Defense counsel was unable to appear in court on September 13, 2017 and the case was adjourned to October 17, 2017 for the court's decision on the legal sufficiency of the minutes. This period is excluded (CPL §§30.30[4][a], [f]). Upon consent, the matter was adjourned off-calendar to November 3, 2017. This period is excludable (CPL §30.30[b]). On November 3, 2017 the court found the evidence adduced in the grand jury to be sufficient to establish the offenses charged and to sustain the indictment. On that same date the defendant filed the instant motion. The matter was adjourned to December 6, 2017. The time during which a speedy trial motion is under consideration by the court is excludable (People v Shannon, 143 AD2d 572, 573 [1st Dept 1988], lv. denied, 73 NY2d 860 [1988]; CPL §30.30 [4][a]).

The court finds that the People are chargeable with 111 days in total and have not surpassed the 184-day trial readiness period. Accordingly, the defendant's motion to dismiss [*6]Counts 7 and 10 of Indictment Number 3632/2017 is hereby denied.

This decision shall constitute the order of the court.



E N T E R:

___________/ S /______________

MATTHEW J. D'EMIC, J.S.C. Footnotes

Footnote 1:The October 27, 2016 decision granted the People leave to represent the dismissed counts within forty-five days. Defendant argues that six months had already elapsed at the time of the court's decision, precluding the People from obtaining a valid indictment within the CPL §30.30 time limitation. He alleges that, had the People obtained a superseding indictment within the 45-day period authorized by the court, the otherwise untimely indictment would not be subject to dismissal on speedy trial grounds. This argument is without merit.
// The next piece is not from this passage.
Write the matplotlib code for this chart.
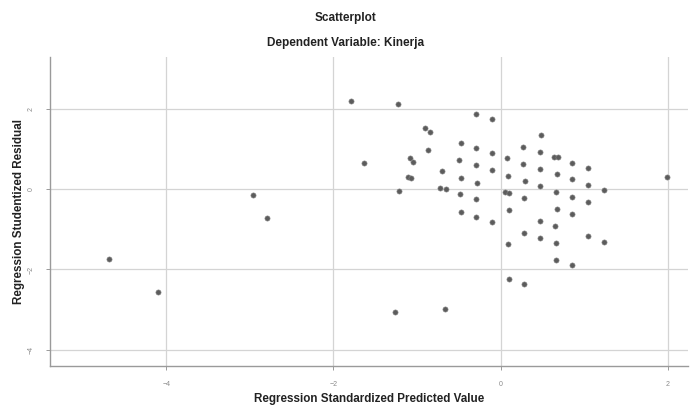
import matplotlib
matplotlib.use("Agg")
import matplotlib.pyplot as plt

# ── Data ────────────────────────────────────────────────────────────────────
pred_std = [
    -4.68, -4.10, -2.96, -2.80, -1.79, -1.23, -1.63, -1.27, -0.67,
    -0.30, -0.11, -0.90, -0.85, 0.48, -0.48, -0.29, -0.87, 0.27, 0.47,
    -0.10, 0.64, 0.68, -1.09, -1.05, 0.08, -0.50, 0.85, -0.30, 0.27,
    1.04, -0.70, -0.10, 0.47, -1.11, -1.07, 0.09, -0.47, 0.67, 1.99,
    -0.28, 0.29, 0.85, 0.47, 1.04, -1.22, -0.73, -0.66, 0.05, 0.10,
    0.66, 1.24, -0.49, -0.30, 0.28, 0.85, 1.04, 0.67, 0.10, -0.48,
    0.85, -0.30, -0.10, 0.47, 0.65, 0.28, 0.47, 1.04, 0.66, 1.24,
    0.09, 0.66, 0.85, 0.10, 0.28,
]
resid_stud = [
    -1.73, -2.57, -0.15, -0.72, 2.20, 2.12, 0.66, -3.07, -2.98,
    1.87, 1.75, 1.52, 1.44, 1.35, 1.16, 1.04, 0.98, 1.05, 0.93,
    0.90, 0.81, 0.81, 0.79, 0.69, 0.77, 0.73, 0.66, 0.60, 0.64,
    0.54, 0.46, 0.47, 0.50, 0.31, 0.27, 0.33, 0.29, 0.37, 0.31,
    0.16, 0.21, 0.25, 0.07, 0.11, -0.05, 0.04, 0.00, -0.08, -0.10,
    -0.06, -0.02, -0.13, -0.25, -0.22, -0.18, -0.32, -0.49, -0.52, -0.57,
    -0.62, -0.68, -0.82, -0.78, -0.91, -1.09, -1.21, -1.17, -1.35, -1.31,
    -1.36, -1.76, -1.90, -2.24, -2.36,
]
x_ticks = [-4, -2, 0, 2]
y_ticks = [-4, -2, 0, 2]

# ── Figure ──────────────────────────────────────────────────────────────────
plt.rcParams["font.family"] = ["Liberation Sans", "DejaVu Sans"]

fig = plt.figure(figsize=(6.91, 4.07), dpi=100)
ax = fig.add_axes([0.0724, 0.1015, 0.9233, 0.7585])

ax.scatter(pred_std, resid_stud, s=14, color="#5c5c5c",
           edgecolors="#8a8a8a", linewidths=0.4, zorder=3)

ax.set_xlim(-5.39, 2.24)
ax.set_ylim(-4.40, 3.30)
ax.set_xticks(x_ticks)
ax.set_yticks(y_ticks)

ax.grid(True, color="#d4d4d4", linewidth=0.9, zorder=0)
ax.set_axisbelow(True)

for side in ["top", "right"]:
    ax.spines[side].set_visible(False)
for side in ["left", "bottom"]:
    ax.spines[side].set_color("#9a9a9a")
    ax.spines[side].set_linewidth(1.0)

ax.tick_params(axis="both", length=3, width=0.7, color="#9a9a9a",
               labelsize=5, labelcolor="#8a8a8a", pad=8)
for lab in ax.get_yticklabels():
    lab.set_rotation(90)
    lab.set_va("center")

ax.set_xlabel("Regression Standardized Predicted Value",
              fontsize=8.4, fontweight="bold", color="#222222")
ax.set_ylabel("Regression Studentized Residual",
              fontsize=8.4, fontweight="bold", color="#222222")
ax.xaxis.set_label_coords(0.5, -0.088)
ax.yaxis.set_label_coords(-0.040, 0.5)

fig.text(0.5, 0.955, "Scatterplot", ha="center", va="center",
         fontsize=8.5, fontweight="bold", color="#222222")
fig.text(0.5, 0.895, "Dependent Variable: Kinerja", ha="center", va="center",
         fontsize=8.5, fontweight="bold", color="#222222")

fig.savefig("out.png", dpi=100)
As the People note, the court lacks statutory authority to constrain the period of time within which the People may resubmit charges to the grand jury after granting leave to represent (People v Gonzalez, 28 Misc 3d 941 [Sup Ct, Bronx County 2010]). However, in the future, where the court grants the People leave to represent sua sponte subject to a time limitation, it would behoove the People to file the proper motion seeking the same if they decide to wait seven months after the expiration of the period of time authorized by the court.

Footnote 2:In her affirmation, the ADA states that the "arraignment clerk was backed up and the indictment was not ready." It is difficult to imagine how, despite the fact that the clerk had not processed the superseding indictment by the adjournment date, the matter was somehow on for defendant's arraignment on the superseding indictment on said date.

Footnote 3:On June 15, 2017, the court adjourned the case to June 26, 2017 because defense counsel was unable to appear. This delay is not chargeable to the People.